The Structured Repository of Organizational Knowledge
Published By ElixirData
The Knowledge Graph is the interconnected data structure that stores organizational knowledge in a form that AI agents can navigate and reason over—capturing not just data but the relationships between data that give it meaning. It provides the foundation for context assembly, enabling agents to gather relevant information for any decision.
Traditional databases store data in tables and rows optimized for transactions. Knowledge Graphs store information as entities and relationships optimized for traversal and inference. A customer in a relational database is a row with attributes. A customer in a Knowledge Graph is a node connected to products they've purchased, support tickets they've submitted, contracts they've signed, employees who serve them, and any other relevant relationships.
This graph structure enables queries that would be complex or impossible in relational systems. "Find all customers who purchased Product X and had support issues within 30 days" requires joining multiple tables in a relational system but is a natural graph traversal. "What's the relationship between this employee and this customer?" can be answered by finding paths through the graph. "What context is relevant for this decision?" becomes a question of which subgraph to extract.
For AI agents, Knowledge Graphs provide the context assembly substrate. When an agent needs to make a decision, it queries the Knowledge Graph for relevant entities and relationships. The graph structure ensures that the agent receives not just isolated data points but interconnected context that captures how things relate to each other.
Knowledge Graphs also support inference—deriving new knowledge from existing relationships. If the graph knows that Employee A manages Department B and Department B serves Customer C, it can infer that Employee A has an indirect relationship with Customer C. This inference capability means the graph "knows more than it stores"—implicit knowledge emerges from explicit relationships.

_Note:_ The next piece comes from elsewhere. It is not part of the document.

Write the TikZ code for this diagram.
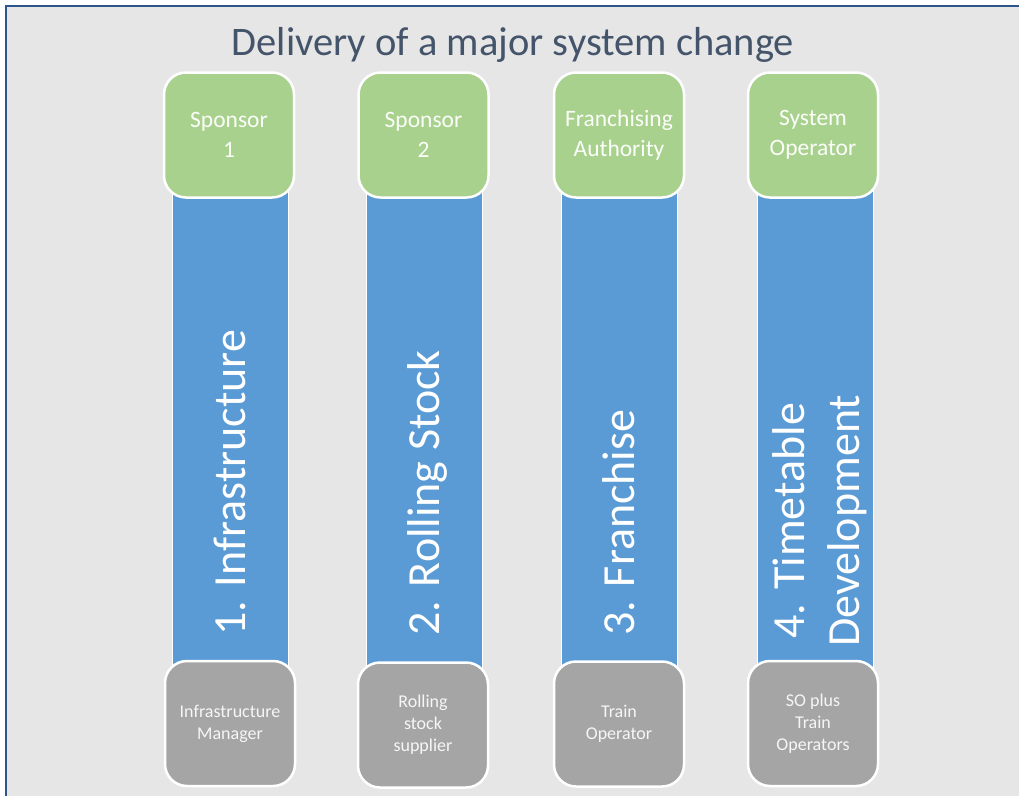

The Knowledge Graph in Context OS incorporates several types of information. Entity data represents organizational objects: customers, products, employees, systems, contracts. Relationship data represents connections: who owns what, who serves whom, what depends on what. Temporal data represents changes over time: when relationships started and ended, how entities have evolved. Decision data represents past decisions and their outcomes, creating Decision Lineage as a graph structure. Policy data represents organizational rules as navigable constraints.
Maintaining a Knowledge Graph requires ongoing curation. New entities must be added, relationships must be updated, obsolete information must be retired. This maintenance can be partially automated—extracting entities from documents, inferring relationships from transactions—but requires human oversight to ensure accuracy and quality.
The Knowledge Graph connects to the Organization World Model as its implementation substrate. The World Model is conceptual—the understanding of how the organization works. The Knowledge Graph is concrete—the stored information that embodies that understanding. When the World Model specifies that customers have contracts, the Knowledge Graph stores the specific customer-contract relationships.
Knowledge Graphs also enable explanation and audit. When a decision is questioned, the relevant subgraph can be extracted to show exactly what information informed the decision. This is more powerful than traditional audit logs because it shows relationships and context, not just data points.
Context OS uses the Knowledge Graph as the primary store for governed context. The graph is populated from enterprise systems through integrations, enriched with derived relationships through inference, and queried during context assembly to construct decision-specific context packages. This architecture ensures that all agents draw from a consistent, comprehensive knowledge foundation.
The Knowledge Graph represents organizational intelligence in computable form. Human organizations develop intelligence through accumulated experience—understanding how things connect, what patterns recur, where relationships matter. The Knowledge Graph captures this intelligence in a structure that AI agents can navigate, enabling them to benefit from organizational knowledge rather than operating in isolation.